[Rows from a dataset of charts and code]
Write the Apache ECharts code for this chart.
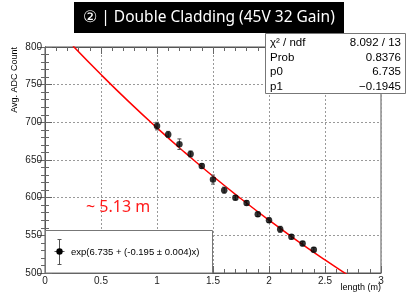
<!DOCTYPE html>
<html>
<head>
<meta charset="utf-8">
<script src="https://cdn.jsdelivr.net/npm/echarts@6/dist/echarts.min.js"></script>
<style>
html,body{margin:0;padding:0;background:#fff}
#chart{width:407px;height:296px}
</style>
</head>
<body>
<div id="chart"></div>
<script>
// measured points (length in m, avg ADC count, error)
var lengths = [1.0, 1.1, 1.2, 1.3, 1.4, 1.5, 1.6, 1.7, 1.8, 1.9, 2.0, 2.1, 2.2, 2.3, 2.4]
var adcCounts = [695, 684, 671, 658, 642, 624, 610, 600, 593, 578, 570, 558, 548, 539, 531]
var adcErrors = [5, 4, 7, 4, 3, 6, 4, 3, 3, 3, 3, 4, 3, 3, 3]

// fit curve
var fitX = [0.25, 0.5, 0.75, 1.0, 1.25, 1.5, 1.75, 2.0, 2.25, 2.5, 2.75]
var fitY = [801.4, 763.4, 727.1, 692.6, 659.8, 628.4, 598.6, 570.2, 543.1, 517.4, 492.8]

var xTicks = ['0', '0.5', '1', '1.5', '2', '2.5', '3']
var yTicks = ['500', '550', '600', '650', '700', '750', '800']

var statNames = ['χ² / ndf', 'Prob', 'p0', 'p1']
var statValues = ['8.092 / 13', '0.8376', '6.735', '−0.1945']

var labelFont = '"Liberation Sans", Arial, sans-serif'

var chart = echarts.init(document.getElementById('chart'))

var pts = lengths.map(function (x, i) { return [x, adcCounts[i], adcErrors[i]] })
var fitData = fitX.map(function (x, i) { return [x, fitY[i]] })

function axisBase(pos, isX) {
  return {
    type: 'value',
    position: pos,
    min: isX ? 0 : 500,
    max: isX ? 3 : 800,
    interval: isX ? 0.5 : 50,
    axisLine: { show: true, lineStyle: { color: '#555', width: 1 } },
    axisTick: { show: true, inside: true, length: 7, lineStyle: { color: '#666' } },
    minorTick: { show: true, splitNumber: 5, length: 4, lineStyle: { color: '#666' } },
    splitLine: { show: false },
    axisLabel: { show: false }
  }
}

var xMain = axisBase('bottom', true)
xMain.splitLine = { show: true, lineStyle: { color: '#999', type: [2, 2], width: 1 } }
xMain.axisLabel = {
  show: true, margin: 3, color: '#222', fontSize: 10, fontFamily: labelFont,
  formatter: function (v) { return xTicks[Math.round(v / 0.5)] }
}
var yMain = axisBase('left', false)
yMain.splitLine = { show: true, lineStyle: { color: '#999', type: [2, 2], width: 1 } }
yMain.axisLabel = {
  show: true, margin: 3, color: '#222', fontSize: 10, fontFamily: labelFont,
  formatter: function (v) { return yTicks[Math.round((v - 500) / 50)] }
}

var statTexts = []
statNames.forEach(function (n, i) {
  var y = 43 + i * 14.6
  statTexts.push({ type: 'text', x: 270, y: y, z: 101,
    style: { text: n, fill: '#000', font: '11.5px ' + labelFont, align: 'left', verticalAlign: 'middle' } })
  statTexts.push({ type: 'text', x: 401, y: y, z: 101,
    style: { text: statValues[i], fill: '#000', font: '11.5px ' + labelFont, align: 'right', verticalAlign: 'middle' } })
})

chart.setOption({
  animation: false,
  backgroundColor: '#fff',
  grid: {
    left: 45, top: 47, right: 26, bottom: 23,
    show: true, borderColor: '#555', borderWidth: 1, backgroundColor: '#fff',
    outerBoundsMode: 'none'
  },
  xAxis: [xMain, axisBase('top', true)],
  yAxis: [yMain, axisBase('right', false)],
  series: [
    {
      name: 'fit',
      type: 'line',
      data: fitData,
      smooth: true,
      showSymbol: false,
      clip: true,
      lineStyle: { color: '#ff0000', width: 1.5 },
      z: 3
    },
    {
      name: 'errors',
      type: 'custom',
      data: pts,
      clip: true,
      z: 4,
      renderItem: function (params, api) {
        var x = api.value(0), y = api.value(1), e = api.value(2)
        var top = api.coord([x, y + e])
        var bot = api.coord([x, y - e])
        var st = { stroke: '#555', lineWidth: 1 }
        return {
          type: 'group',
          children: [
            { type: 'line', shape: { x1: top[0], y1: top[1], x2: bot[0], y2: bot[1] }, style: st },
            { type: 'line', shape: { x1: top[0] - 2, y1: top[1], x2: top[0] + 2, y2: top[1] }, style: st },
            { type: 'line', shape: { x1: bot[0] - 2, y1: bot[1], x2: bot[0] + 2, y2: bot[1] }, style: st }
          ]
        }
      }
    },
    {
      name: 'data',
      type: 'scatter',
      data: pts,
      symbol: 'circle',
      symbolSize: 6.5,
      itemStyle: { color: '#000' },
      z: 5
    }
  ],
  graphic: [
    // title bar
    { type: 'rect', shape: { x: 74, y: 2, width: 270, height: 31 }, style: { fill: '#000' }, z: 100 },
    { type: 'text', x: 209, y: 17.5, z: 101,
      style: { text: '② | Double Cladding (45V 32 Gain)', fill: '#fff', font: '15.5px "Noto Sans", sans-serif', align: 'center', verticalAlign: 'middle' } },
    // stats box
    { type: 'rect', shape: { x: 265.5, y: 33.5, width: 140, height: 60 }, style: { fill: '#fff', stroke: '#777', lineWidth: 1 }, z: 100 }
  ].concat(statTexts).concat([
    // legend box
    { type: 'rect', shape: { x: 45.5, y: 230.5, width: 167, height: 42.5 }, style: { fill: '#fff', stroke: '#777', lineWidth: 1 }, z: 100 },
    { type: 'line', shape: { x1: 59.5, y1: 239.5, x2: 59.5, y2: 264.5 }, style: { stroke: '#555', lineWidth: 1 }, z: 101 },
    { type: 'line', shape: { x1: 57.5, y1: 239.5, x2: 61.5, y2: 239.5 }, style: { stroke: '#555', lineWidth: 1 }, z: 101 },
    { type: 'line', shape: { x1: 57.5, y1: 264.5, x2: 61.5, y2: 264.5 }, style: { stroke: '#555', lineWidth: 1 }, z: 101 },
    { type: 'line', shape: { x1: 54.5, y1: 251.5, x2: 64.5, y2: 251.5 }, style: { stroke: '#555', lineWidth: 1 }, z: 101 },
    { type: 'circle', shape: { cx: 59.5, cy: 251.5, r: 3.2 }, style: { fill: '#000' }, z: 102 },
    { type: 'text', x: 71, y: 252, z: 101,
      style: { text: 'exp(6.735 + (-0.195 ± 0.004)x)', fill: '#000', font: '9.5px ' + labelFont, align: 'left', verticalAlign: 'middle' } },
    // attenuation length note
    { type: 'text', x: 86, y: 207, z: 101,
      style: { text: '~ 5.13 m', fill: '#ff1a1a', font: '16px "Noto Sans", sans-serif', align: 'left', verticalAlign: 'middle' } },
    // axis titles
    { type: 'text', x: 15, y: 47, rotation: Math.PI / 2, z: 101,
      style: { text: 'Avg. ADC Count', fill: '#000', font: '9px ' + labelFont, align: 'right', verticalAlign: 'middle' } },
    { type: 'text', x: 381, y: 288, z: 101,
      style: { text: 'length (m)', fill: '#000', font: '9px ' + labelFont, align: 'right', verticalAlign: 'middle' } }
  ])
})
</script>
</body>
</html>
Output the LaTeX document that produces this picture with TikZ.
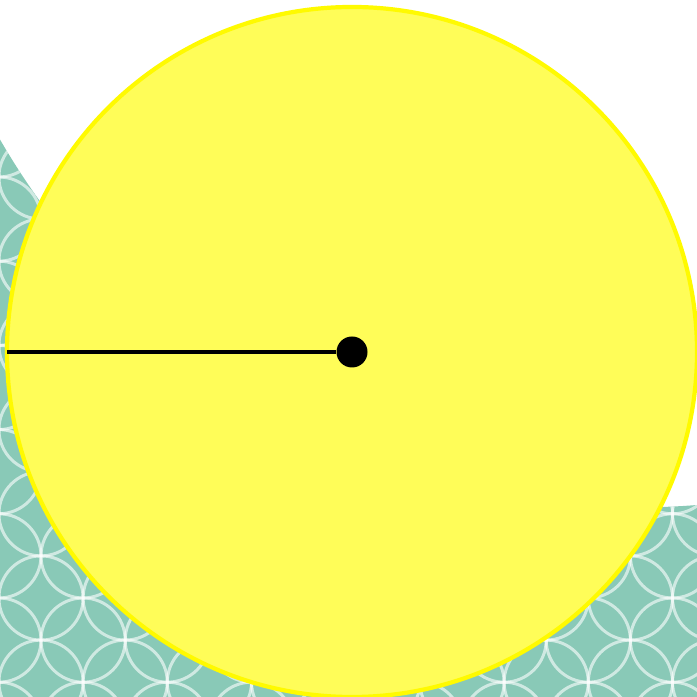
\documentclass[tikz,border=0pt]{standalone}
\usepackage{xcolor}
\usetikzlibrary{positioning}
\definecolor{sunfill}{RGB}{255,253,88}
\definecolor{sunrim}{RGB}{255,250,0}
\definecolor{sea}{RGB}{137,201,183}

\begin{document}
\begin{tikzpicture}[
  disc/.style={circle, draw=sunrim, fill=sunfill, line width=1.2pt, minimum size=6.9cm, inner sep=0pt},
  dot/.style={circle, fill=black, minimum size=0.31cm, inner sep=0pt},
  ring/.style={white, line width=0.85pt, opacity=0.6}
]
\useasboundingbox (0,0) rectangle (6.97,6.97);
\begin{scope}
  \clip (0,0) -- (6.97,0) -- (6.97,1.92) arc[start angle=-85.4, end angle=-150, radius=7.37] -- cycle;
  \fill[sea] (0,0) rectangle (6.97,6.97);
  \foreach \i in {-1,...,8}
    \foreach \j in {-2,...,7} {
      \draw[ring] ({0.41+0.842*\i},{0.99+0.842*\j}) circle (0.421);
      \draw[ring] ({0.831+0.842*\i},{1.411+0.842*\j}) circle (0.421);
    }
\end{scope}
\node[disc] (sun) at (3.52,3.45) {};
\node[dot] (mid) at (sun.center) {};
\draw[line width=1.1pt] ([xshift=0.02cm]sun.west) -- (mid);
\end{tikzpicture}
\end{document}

### Instructions for the task
Repeat only the lines between the top of the entries above and the line containing "var fitData = fitX.map(function", both ends included, without the pictures.

### Complete response
Write the Apache ECharts code for this chart.
<!DOCTYPE html>
<html>
<head>
<meta charset="utf-8">
<script src="https://cdn.jsdelivr.net/npm/echarts@6/dist/echarts.min.js"></script>
<style>
html,body{margin:0;padding:0;background:#fff}
#chart{width:407px;height:296px}
</style>
</head>
<body>
<div id="chart"></div>
<script>
// measured points (length in m, avg ADC count, error)
var lengths = [1.0, 1.1, 1.2, 1.3, 1.4, 1.5, 1.6, 1.7, 1.8, 1.9, 2.0, 2.1, 2.2, 2.3, 2.4]
var adcCounts = [695, 684, 671, 658, 642, 624, 610, 600, 593, 578, 570, 558, 548, 539, 531]
var adcErrors = [5, 4, 7, 4, 3, 6, 4, 3, 3, 3, 3, 4, 3, 3, 3]

// fit curve
var fitX = [0.25, 0.5, 0.75, 1.0, 1.25, 1.5, 1.75, 2.0, 2.25, 2.5, 2.75]
var fitY = [801.4, 763.4, 727.1, 692.6, 659.8, 628.4, 598.6, 570.2, 543.1, 517.4, 492.8]

var xTicks = ['0', '0.5', '1', '1.5', '2', '2.5', '3']
var yTicks = ['500', '550', '600', '650', '700', '750', '800']

var statNames = ['χ² / ndf', 'Prob', 'p0', 'p1']
var statValues = ['8.092 / 13', '0.8376', '6.735', '−0.1945']

var labelFont = '"Liberation Sans", Arial, sans-serif'

var chart = echarts.init(document.getElementById('chart'))

var pts = lengths.map(function (x, i) { return [x, adcCounts[i], adcErrors[i]] })
var fitData = fitX.map(function (x, i) { return [x, fitY[i]] })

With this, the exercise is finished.